The Aesthetics of the Unreal
There is a specific quality to the light in Washington during the summer, a hazy, oppressive heat that tends to liquefy one’s sense of reality. It is in this atmosphere that the commodification of outrage thrives. We have turned our political trauma into a lucrative industry, with both sides of the aisle mining the events of January 6th for fundraising emails and campaign ads, all while the fundamental issues of systemic instability remain as unaddressed as a freshman senator’s first floor speech.
The costume drama of D.C. politics is never more apparent than when the political elite attempt to sanitize the narrative. They speak of “defending democracy” with the same practiced gravity they use to describe a highway appropriation bill. It is a grandiloquent performance, meant to reassure the populace that the adults are still in the room, even as the walls are being redecorated with the graffiti of populist discontent. The Fourth of July is the gala premiere for this ongoing deception.
I find it fascinating how we’ve managed to package the visceral terror of a mob and the patriotic fervor of a parade into the same cultural product. We consume them with the same detached interest, scrolling through the images on our devices as if they were merely different genres of content. This is the ultimate victory of the performative state: the transformation of history into a series of curated moments, scrubbed of their actual significance and served as a side dish to our holiday festivities.

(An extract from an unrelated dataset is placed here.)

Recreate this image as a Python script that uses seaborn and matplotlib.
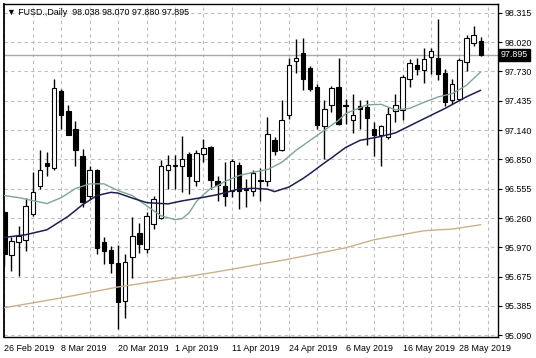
import matplotlib
matplotlib.use("Agg")
import matplotlib.pyplot as plt
import matplotlib.transforms as mtransforms
import seaborn as sns
import pandas as pd
import numpy as np

symbol = "FUSD.,Daily"

# daily candles, 26 Feb 2019 .. 31 May 2019
opens = [96.318, 95.890, 96.017, 96.044, 96.298, 96.586, 96.815, 96.760, 97.531, 97.330,
         97.156, 96.881, 96.486, 96.747, 96.024, 95.943, 95.810, 95.431, 95.876, 96.111,
         95.950, 96.202, 96.258, 96.747, 96.792, 96.780, 96.905, 96.637, 96.905, 96.971,
         96.637, 96.586, 96.536, 96.795, 96.550, 96.536, 96.640, 96.637, 97.039, 96.938,
         97.297, 97.833, 97.910, 97.765, 97.574, 97.182, 97.390, 97.574, 97.395, 97.247,
         97.380, 97.373, 97.156, 97.089, 97.072, 97.333, 97.347, 97.649, 97.792, 97.742,
         97.876, 97.866, 97.715, 97.448, 97.458, 97.826, 98.017, 98.038]
highs = [96.330, 96.067, 96.184, 96.459, 96.720, 96.938, 96.921, 97.652, 97.558, 97.390,
         97.230, 96.955, 96.780, 96.757, 96.067, 95.983, 95.996, 95.900, 96.268, 96.215,
         96.318, 96.486, 96.838, 96.888, 96.888, 97.082, 96.921, 96.938, 97.056, 96.978,
         96.687, 96.821, 96.848, 96.821, 96.654, 96.747, 96.760, 97.273, 97.072, 97.441,
         97.860, 98.054, 98.067, 97.782, 97.608, 97.441, 97.584, 97.860, 97.458, 97.501,
         97.441, 97.441, 97.223, 97.189, 97.373, 97.501, 97.692, 97.850, 97.860, 97.960,
         97.960, 98.252, 97.759, 97.649, 97.860, 98.094, 98.184, 98.070]
lows = [95.782, 95.732, 95.682, 95.933, 96.285, 96.553, 96.687, 96.747, 97.156, 97.089,
        96.787, 96.368, 96.453, 95.900, 95.799, 95.709, 95.146, 95.263, 95.665, 95.910,
        95.910, 96.151, 96.252, 96.553, 96.553, 96.519, 96.503, 96.586, 96.821, 96.553,
        96.436, 96.378, 96.469, 96.352, 96.368, 96.486, 96.436, 96.586, 96.895, 96.928,
        97.250, 97.709, 97.541, 97.531, 97.156, 96.848, 97.323, 97.189, 97.207, 97.112,
        97.156, 96.988, 96.878, 96.787, 97.056, 97.223, 97.247, 97.574, 97.692, 97.615,
        97.702, 97.642, 97.380, 97.408, 97.448, 97.735, 97.983, 97.880]
closes = [95.900, 96.034, 96.084, 96.378, 96.526, 96.747, 96.780, 97.564, 97.297, 97.096,
          96.938, 96.419, 96.747, 95.966, 95.933, 95.816, 95.421, 95.826, 96.084, 95.997,
          96.285, 96.453, 96.780, 96.795, 96.782, 96.848, 96.680, 96.915, 96.961, 96.647,
          96.594, 96.486, 96.831, 96.536, 96.542, 96.714, 96.634, 97.106, 96.928, 97.240,
          97.792, 97.866, 97.652, 97.558, 97.196, 97.357, 97.564, 97.200, 97.388, 97.290,
          97.353, 97.267, 97.089, 97.179, 97.300, 97.390, 97.669, 97.816, 97.755, 97.850,
          97.936, 97.702, 97.424, 97.608, 97.843, 98.061, 98.094, 97.895]

date_ticks = [0, 8, 16, 24, 32, 40, 48, 56, 64]
date_labels = ["26 Feb 2019", "8 Mar 2019", "20 Mar 2019", "1 Apr 2019", "11 Apr 2019",
               "24 Apr 2019", "6 May 2019", "16 May 2019", "28 May 2019"]
price_ticks = [98.315, 98.020, 97.730, 97.435, 97.140, 96.850, 96.555, 96.260,
               95.970, 95.675, 95.385, 95.090]

# moving averages (bar index, price)
fast_x = [0, 2, 4, 6, 8, 10, 12, 14, 16, 18, 20, 22, 24, 25, 26, 27, 28, 29, 30, 31,
          33, 35, 37, 39, 41, 43, 45, 47, 48, 51, 53, 55, 57, 59, 61, 63, 65, 66, 67]
fast_y = [96.486, 96.466, 96.436, 96.406, 96.466, 96.556, 96.604, 96.604, 96.536, 96.486,
          96.385, 96.285, 96.245, 96.255, 96.315, 96.426, 96.496, 96.556, 96.586, 96.627,
          96.687, 96.720, 96.747, 96.818, 96.938, 97.039, 97.140, 97.240, 97.307, 97.395,
          97.400, 97.345, 97.360, 97.420, 97.474, 97.508, 97.591, 97.659, 97.725]
mid_x = [0, 3, 6, 9, 11, 13, 15, 16, 18, 20, 23, 25, 28, 30, 33, 35, 37, 38, 40, 42,
         43, 45, 46, 48, 50, 53, 55, 58, 60, 62, 65, 67]
mid_y = [96.067, 96.094, 96.144, 96.280, 96.395, 96.486, 96.519, 96.511, 96.461, 96.416,
         96.403, 96.433, 96.469, 96.496, 96.553, 96.559, 96.551, 96.526, 96.571, 96.657,
         96.707, 96.813, 96.863, 96.968, 97.039, 97.079, 97.114, 97.220, 97.290, 97.360,
         97.476, 97.541]
slow_x = [0, 8, 16, 24, 29, 32, 40, 48, 52, 59, 63, 67]
slow_y = [95.363, 95.461, 95.571, 95.657, 95.712, 95.749, 95.850, 95.963, 96.044,
          96.134, 96.151, 96.194]

df = pd.DataFrame({"open": opens, "high": highs, "low": lows, "close": closes})
df["bar"] = np.arange(len(df))
up = df["close"] >= df["open"]

sns.set_style("white")
plt.rcParams["font.family"] = ["Liberation Sans", "DejaVu Sans"]

fig = plt.figure(figsize=(5.36, 3.58), dpi=100)
ax = fig.add_axes([4 / 536, 21 / 358, 494 / 536, 333 / 358])

grid_kw = dict(color="#bdbdbd", linestyle=(0, (3, 3)), linewidth=0.8)
ax.set_xticks(date_ticks)
ax.set_xticks(range(0, 70, 4), minor=True)
ax.grid(True, which="both", axis="x", **grid_kw)
ax.set_yticks(price_ticks)
ax.grid(True, which="major", axis="y", **grid_kw)
ax.set_axisbelow(True)

ax.axhline(closes[-1], color="#a9a9a9", lw=1, zorder=2)

ax.vlines(df["bar"], df["low"], df["high"], color="black", lw=1, zorder=3)
ax.bar(df["bar"], (df["close"] - df["open"]).abs(),
       bottom=df[["open", "close"]].min(axis=1), width=0.62,
       color=np.where(up, "white", "black"), edgecolor="black", linewidth=0.8, zorder=4)

sns.lineplot(x=fast_x, y=fast_y, ax=ax, color="#7ea595", lw=1, zorder=5)
sns.lineplot(x=mid_x, y=mid_y, ax=ax, color="#1c1f4f", lw=1.1, zorder=5)
sns.lineplot(x=slow_x, y=slow_y, ax=ax, color="#c9b18c", lw=1, zorder=5)

ax.set_xlim(-0.05, 69.43)
ax.set_ylim(95.07, 98.405)

ax.yaxis.tick_right()
ax.set_yticklabels([f"{p:.3f}" for p in price_ticks])
ax.set_xticklabels(date_labels, ha="left")
ax.tick_params(axis="both", which="major", direction="out", length=3, width=0.8,
               labelsize=6.4, pad=2, colors="black")
ax.tick_params(axis="x", which="minor", length=0)
ax.tick_params(axis="y", right=True, left=False)
for s in ax.spines.values():
    s.set_color("black")
    s.set_linewidth(1)
ax.spines["left"].set_linewidth(1.3)

trans = mtransforms.blended_transform_factory(ax.transAxes, ax.transData)
ax.text(1.006, closes[-1], f"{closes[-1]:.3f}", transform=trans, color="white",
        fontsize=6.4, va="center", ha="left",
        bbox=dict(facecolor="black", edgecolor="black", pad=1.3))

header = f"\u25bc {symbol}  {opens[-1]:.3f} {highs[-1]:.3f} {lows[-1]:.3f} {closes[-1]:.3f}"
ax.text(0.006, 0.988, header, transform=ax.transAxes, fontsize=6.4, va="top", ha="left",
        color="black")

ax.set_xlabel("")
ax.set_ylabel("")
fig.savefig("out.png", dpi=100)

A Toast to the Sublimely Absurd
The futility of the subsequent legislative “fixes” is perhaps the most Julian Vance-approved aspect of this entire saga. Watching Congress attempt to legislate against future insurrections is like watching a pyromaniac draft fire safety codes. They are so deeply embedded in the system of incentives that created the crisis that their only solution is to build a slightly higher fence around the same failing institution. It is a triumph of bureaucratic optimism over historical reality.
Intellectual disillusionment is a quiet, persistent companion in my current line of work. Once you have seen the pulleys and levers behind the curtain, the grand speeches of the Fourth of July sound less like inspiring oratory and more like the sound of a dying engine coughing its last. We celebrate an independence won from a distant king, while remaining blissfully indifferent to the new lords of the lobby and the masters of the algorithm who currently hold the keys to the kingdom.
The 4th of July has become a hollow shell of intent, a vessel for a brand of nationalism that is more concerned with the volume of its expression than the depth of its conviction. It is the perfect day to remember January 6th, because both represent the triumph of the visceral over the cerebral, the spectacle over the substance. We are a nation in love with the firework, indifferent to the structural damage caused by the blast.
If our founding fathers were to observe the current state of the Union, I suspect they would spend less time debating the Bill of Rights and more time looking for the exit. They were men of the Enlightenment, and what we are witnessing is a slow descent into a post-rational age. The actors have changed, the costumes are far less elegant, but the fundamental drive toward self-immolation remains a constant in the human political experiment.
So, as the sky ignites this evening, I shall raise a glass to the absurdity of it all. I shall remember the day the republic trembled, not because it was an exceptional tragedy, but because it was the most honest moment in our modern history. It was the day we finally stopped pretending that the theater was real. Happy Independence Day, fellow citizens; do try not to burn the house down while celebrating its theoretical foundations.